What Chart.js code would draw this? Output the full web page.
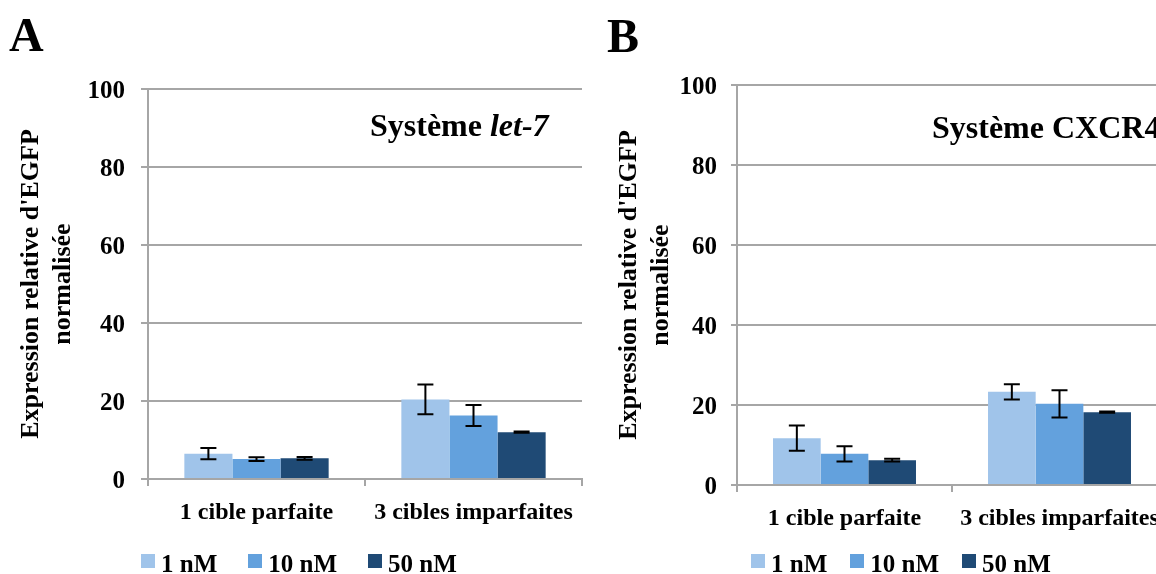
<!DOCTYPE html>
<html>
<head>
<meta charset="utf-8">
<script src="https://cdn.jsdelivr.net/npm/chart.js@4/dist/chart.umd.min.js"></script>
<style>
  html, body { margin: 0; padding: 0; background: #fff; }
  body { width: 1156px; height: 574px; overflow: hidden; position: relative; font-family: 'Liberation Serif', 'Times New Roman', serif; font-weight: bold; color: #000; }
  canvas { position: absolute; top: 0; }
  .panel { position: absolute; font-size: 48px; line-height: 48px; }
  .note { position: absolute; font-size: 32px; line-height: 32px; white-space: nowrap; }
  .legend { position: absolute; top: 551px; display: flex; align-items: flex-start; font-size: 25px; line-height: 25px; white-space: nowrap; }
  .legend .box { width: 14px; height: 14px; margin-top: 3px; }
  .legend .txt { margin-left: 6px; }
</style>
</head>
<body>
<canvas id="chartA" width="604" height="574" style="left:0px;width:604px;height:574px"></canvas>
<canvas id="chartB" width="626" height="574" style="left:590px;width:626px;height:574px"></canvas>
<div class="panel" style="left:9px;top:11px">A</div>
<div class="panel" style="left:607px;top:12px">B</div>
<div class="note" style="left:370px;top:109px">Système <i>let-7</i></div>
<div class="note" style="left:932px;top:111px">Système CXCR4</div>
<div class="legend" id="legendA" style="left:141px"></div>
<div class="legend" id="legendB" style="left:751px"></div>
<script>
// ---- data ----
const categories = ['1 cible parfaite', '3 cibles imparfaites'];
const seriesLabels = ['1 nM', '10 nM', '50 nM'];
const seriesColors = ['#A0C4EA', '#63A1DD', '#1F4A75'];
const yTicks = [0, 20, 40, 60, 80, 100];
const yTitle = ["Expression relative d'EGFP", 'normalisée'];

// Panel A : Système let-7
const a1nM = [6.5, 20.4];
const a1nMErr = [1.45, 3.8];
const a10nM = [5.1, 16.3];
const a10nMErr = [0.5, 2.7];
const a50nM = [5.3, 12.0];
const a50nMErr = [0.35, 0.15];

// Panel B : Système CXCR4
const b1nM = [11.7, 23.3];
const b1nMErr = [3.15, 1.9];
const b10nM = [7.8, 20.3];
const b10nMErr = [1.9, 3.4];
const b50nM = [6.2, 18.2];
const b50nMErr = [0.35, 0.15];

const FONT = "'Liberation Serif', 'Times New Roman', serif";
const GRID = '#a6a6a6';

const errorBars = {
  id: 'errorBars',
  afterDatasetsDraw(chart) {
    const ctx = chart.ctx;
    const y = chart.scales.y;
    ctx.save();
    ctx.strokeStyle = '#000';
    ctx.lineWidth = 2;
    chart.data.datasets.forEach((ds, i) => {
      const meta = chart.getDatasetMeta(i);
      meta.data.forEach((bar, j) => {
        const v = ds.data[j], e = ds.errors[j];
        const yt = y.getPixelForValue(v + e);
        const yb = y.getPixelForValue(v - e);
        const x = bar.x;
        ctx.beginPath();
        ctx.moveTo(x, yt); ctx.lineTo(x, yb);
        ctx.moveTo(x - 8, yt); ctx.lineTo(x + 8, yt);
        ctx.moveTo(x - 8, yb); ctx.lineTo(x + 8, yb);
        ctx.stroke();
      });
    });
    ctx.restore();
  }
};

function makeChart(id, vals, errs, geo) {
  const datasets = seriesLabels.map((lab, i) => ({
    label: lab,
    data: vals[i],
    errors: errs[i],
    backgroundColor: seriesColors[i],
    borderWidth: 0,
    barPercentage: 1.0,
    categoryPercentage: 0.665
  }));
  return new Chart(document.getElementById(id), {
    type: 'bar',
    data: { labels: categories, datasets },
    plugins: [errorBars],
    options: {
      responsive: false,
      animation: false,
      devicePixelRatio: 1,
      layout: { padding: { top: geo.top, right: geo.right, bottom: 0, left: 0 } },
      plugins: { legend: { display: false }, tooltip: { enabled: false } },
      scales: {
        x: {
          grid: { drawOnChartArea: false, drawTicks: true, tickLength: 7, color: GRID, lineWidth: 2, offset: true },
          border: { display: true, color: GRID, width: 2 },
          ticks: { color: '#000', font: { family: FONT, size: 24, weight: 'bold' }, padding: geo.xPad, maxRotation: 0, autoSkip: false },
          afterFit: (s) => { s.height = geo.xHeight; }
        },
        y: {
          min: 0, max: 100,
          afterBuildTicks: (s) => { s.ticks = yTicks.map(v => ({ value: v })); },
          grid: { color: GRID, lineWidth: 2, drawTicks: true, tickLength: geo.tick },
          border: { display: true, color: GRID, width: 2 },
          ticks: { color: '#000', font: { family: FONT, size: 25, weight: 'bold' }, padding: geo.yPad, labelOffset: 3 },
          title: {
            display: true, text: yTitle, color: '#000',
            font: { family: FONT, size: 26, weight: 'bold', lineHeight: 1.25 },
            padding: { top: geo.titlePad, bottom: 0 }
          },
          afterFit: (s) => { s.width = geo.yWidth; }
        }
      }
    }
  });
}

makeChart('chartA', [a1nM, a10nM, a50nM], [a1nMErr, a10nMErr, a50nMErr],
  { top: 89, right: 22, xHeight: 95, yWidth: 148, tick: 7, yPad: 16, titlePad: 15, xPad: 12 });
makeChart('chartB', [b1nM, b10nM, b50nM], [b1nMErr, b10nMErr, b50nMErr],
  { top: 85, right: 49, xHeight: 89, yWidth: 147, tick: 6, yPad: 14, titlePad: 23, xPad: 12 });

function buildLegend(id, gap) {
  const el = document.getElementById(id);
  seriesLabels.forEach((lab, i) => {
    const box = document.createElement('span');
    box.className = 'box';
    box.style.background = seriesColors[i];
    if (i > 0) box.style.marginLeft = gap + 'px';
    const t = document.createElement('span');
    t.className = 'txt';
    t.textContent = lab;
    el.appendChild(box); el.appendChild(t);
  });
}
buildLegend('legendA', 31);
buildLegend('legendB', 23);
</script>
</body>
</html>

→ **TASK STATEMENT**: Keep the pictures out of the copy and write out the data exactly as it stands.

→ **WRITTEN SOLUTION**:
What Chart.js code would draw this? Output the full web page.
<!DOCTYPE html>
<html>
<head>
<meta charset="utf-8">
<script src="https://cdn.jsdelivr.net/npm/chart.js@4/dist/chart.umd.min.js"></script>
<style>
  html, body { margin: 0; padding: 0; background: #fff; }
  body { width: 1156px; height: 574px; overflow: hidden; position: relative; font-family: 'Liberation Serif', 'Times New Roman', serif; font-weight: bold; color: #000; }
  canvas { position: absolute; top: 0; }
  .panel { position: absolute; font-size: 48px; line-height: 48px; }
  .note { position: absolute; font-size: 32px; line-height: 32px; white-space: nowrap; }
  .legend { position: absolute; top: 551px; display: flex; align-items: flex-start; font-size: 25px; line-height: 25px; white-space: nowrap; }
  .legend .box { width: 14px; height: 14px; margin-top: 3px; }
  .legend .txt { margin-left: 6px; }
</style>
</head>
<body>
<canvas id="chartA" width="604" height="574" style="left:0px;width:604px;height:574px"></canvas>
<canvas id="chartB" width="626" height="574" style="left:590px;width:626px;height:574px"></canvas>
<div class="panel" style="left:9px;top:11px">A</div>
<div class="panel" style="left:607px;top:12px">B</div>
<div class="note" style="left:370px;top:109px">Système <i>let-7</i></div>
<div class="note" style="left:932px;top:111px">Système CXCR4</div>
<div class="legend" id="legendA" style="left:141px"></div>
<div class="legend" id="legendB" style="left:751px"></div>
<script>
// ---- data ----
const categories = ['1 cible parfaite', '3 cibles imparfaites'];
const seriesLabels = ['1 nM', '10 nM', '50 nM'];
const seriesColors = ['#A0C4EA', '#63A1DD', '#1F4A75'];
const yTicks = [0, 20, 40, 60, 80, 100];
const yTitle = ["Expression relative d'EGFP", 'normalisée'];

// Panel A : Système let-7
const a1nM = [6.5, 20.4];
const a1nMErr = [1.45, 3.8];
const a10nM = [5.1, 16.3];
const a10nMErr = [0.5, 2.7];
const a50nM = [5.3, 12.0];
const a50nMErr = [0.35, 0.15];

// Panel B : Système CXCR4
const b1nM = [11.7, 23.3];
const b1nMErr = [3.15, 1.9];
const b10nM = [7.8, 20.3];
const b10nMErr = [1.9, 3.4];
const b50nM = [6.2, 18.2];
const b50nMErr = [0.35, 0.15];

const FONT = "'Liberation Serif', 'Times New Roman', serif";
const GRID = '#a6a6a6';

const errorBars = {
  id: 'errorBars',
  afterDatasetsDraw(chart) {
    const ctx = chart.ctx;
    const y = chart.scales.y;
    ctx.save();
    ctx.strokeStyle = '#000';
    ctx.lineWidth = 2;
    chart.data.datasets.forEach((ds, i) => {
      const meta = chart.getDatasetMeta(i);
      meta.data.forEach((bar, j) => {
        const v = ds.data[j], e = ds.errors[j];
        const yt = y.getPixelForValue(v + e);
        const yb = y.getPixelForValue(v - e);
        const x = bar.x;
        ctx.beginPath();
        ctx.moveTo(x, yt); ctx.lineTo(x, yb);
        ctx.moveTo(x - 8, yt); ctx.lineTo(x + 8, yt);
        ctx.moveTo(x - 8, yb); ctx.lineTo(x + 8, yb);
        ctx.stroke();
      });
    });
    ctx.restore();
  }
};

function makeChart(id, vals, errs, geo) {
  const datasets = seriesLabels.map((lab, i) => ({
    label: lab,
    data: vals[i],
    errors: errs[i],
    backgroundColor: seriesColors[i],
    borderWidth: 0,
    barPercentage: 1.0,
    categoryPercentage: 0.665
  }));
  return new Chart(document.getElementById(id), {
    type: 'bar',
    data: { labels: categories, datasets },
    plugins: [errorBars],
    options: {
      responsive: false,
      animation: false,
      devicePixelRatio: 1,
      layout: { padding: { top: geo.top, right: geo.right, bottom: 0, left: 0 } },
      plugins: { legend: { display: false }, tooltip: { enabled: false } },
      scales: {
        x: {
          grid: { drawOnChartArea: false, drawTicks: true, tickLength: 7, color: GRID, lineWidth: 2, offset: true },
          border: { display: true, color: GRID, width: 2 },
          ticks: { color: '#000', font: { family: FONT, size: 24, weight: 'bold' }, padding: geo.xPad, maxRotation: 0, autoSkip: false },
          afterFit: (s) => { s.height = geo.xHeight; }
        },
        y: {
          min: 0, max: 100,
          afterBuildTicks: (s) => { s.ticks = yTicks.map(v => ({ value: v })); },
          grid: { color: GRID, lineWidth: 2, drawTicks: true, tickLength: geo.tick },
          border: { display: true, color: GRID, width: 2 },
          ticks: { color: '#000', font: { family: FONT, size: 25, weight: 'bold' }, padding: geo.yPad, labelOffset: 3 },
          title: {
            display: true, text: yTitle, color: '#000',
            font: { family: FONT, size: 26, weight: 'bold', lineHeight: 1.25 },
            padding: { top: geo.titlePad, bottom: 0 }
          },
          afterFit: (s) => { s.width = geo.yWidth; }
        }
      }
    }
  });
}

makeChart('chartA', [a1nM, a10nM, a50nM], [a1nMErr, a10nMErr, a50nMErr],
  { top: 89, right: 22, xHeight: 95, yWidth: 148, tick: 7, yPad: 16, titlePad: 15, xPad: 12 });
makeChart('chartB', [b1nM, b10nM, b50nM], [b1nMErr, b10nMErr, b50nMErr],
  { top: 85, right: 49, xHeight: 89, yWidth: 147, tick: 6, yPad: 14, titlePad: 23, xPad: 12 });

function buildLegend(id, gap) {
  const el = document.getElementById(id);
  seriesLabels.forEach((lab, i) => {
    const box = document.createElement('span');
    box.className = 'box';
    box.style.background = seriesColors[i];
    if (i > 0) box.style.marginLeft = gap + 'px';
    const t = document.createElement('span');
    t.className = 'txt';
    t.textContent = lab;
    el.appendChild(box); el.appendChild(t);
  });
}
buildLegend('legendA', 31);
buildLegend('legendB', 23);
</script>
</body>
</html>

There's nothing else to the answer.